Newsletter n. 263

Pataxo Indians under risk of massacre in Brazil

Farmers who invaded the traditional territory of the Pataxo Ha-Ha-Hae Indians in the state of Bahia continue to threaten them. Indian-supporting entities have been warning that the situation may lead to a massacre in the area at any moment.

The tension increased after the indigenous population recovered five farms located in their area a few days after the death of leader Galdino Pataxo, on April 20. Galdino, who was in Brasilia as a member of a delegation of his people to claim the invaded land, was burned alive.

In addition to the shock caused by the barbaric crime, the Pataxo people have virtually become hostage of the farmers. The threats and retaliation have become more intense as the date for the judgment by the Federal Regional Court of a writ of prevention proposed by the Department of Justice draws near. The suit requests that the Pataxo be allowed to remain in the five farms. A Pataxo group is in Brasilia, the capital, to attend the trial, which will probably be scheduled for next week. According to Gerson Pataxo, "our lives are in the hands of these judges." He also said that his people will not leave the land they reoccupied and demands a final decision from the courts allowing the Pataxo to occupy the claimed territory once and for all.

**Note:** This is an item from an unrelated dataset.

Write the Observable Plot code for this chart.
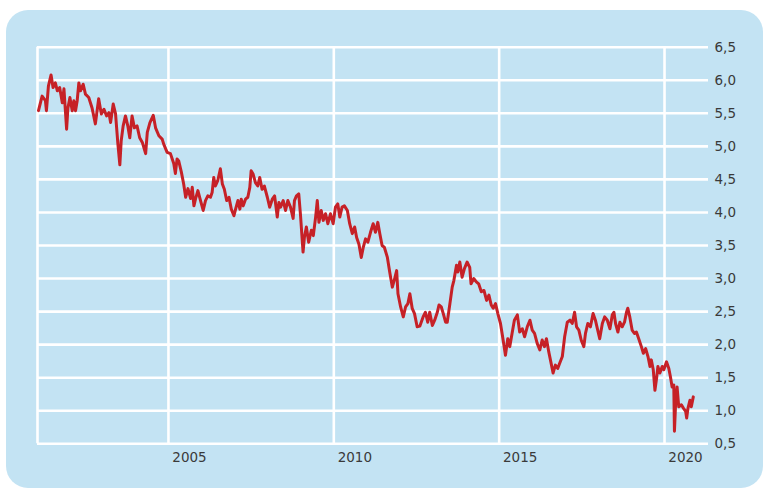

This Friday, 29 defense witnesses of the four killers of Galdino Pataxo will be heard by the Federal District Court. Because he is a minor, the fifth assassin has been judged already and sentenced to the strictest punishment provided for infractor adolescents in Brazil: three-year institutionalization.


Through its governor, union, student and Cimi representatives, and other Indian-supporting groups, the population of Brasilia paid homage to Galdino Pataxo by placing a sculpture by Siron Franco, a renowned Brazilian artist, in the Compromisso Square, where the Indian was killed. The sculpture is meant to represent Galdino and symbolize Justice and Freedom.


Tupinikim chief Luis Ramos and Mauricio Goncalves, representative of the Guarani people, were received with cheers by 100 other Indians at the airport of Vitoria, state of Espirito Santo, on the 3rd, as they arrived from a trip to Norway and England. In those countries, they met with congresspersons, representatives of the ministries of Foreign Affairs and Trade, churches and NGOs and requested support to the demarcation of their land, located in the municipality of Aracruz, state of Espirito Santo.

The Bank of Norway is a shareholder of the Lorentzen company, owner of 20% of the stock of the Aracruz Celulose corporation - which invaded the traditional territory of the Tupinikim and Guarani. The Indians are claiming 13,570 hectares and at the moment they occupy only 4,500, which are not sufficient to ensure their physical and cultural survival. The claimed area has been identified by the official Indianist agency already, but because of the Decree 1,775/96, issued by the federal administration to favor invaders of indigenous areas, its demarcation is still pending.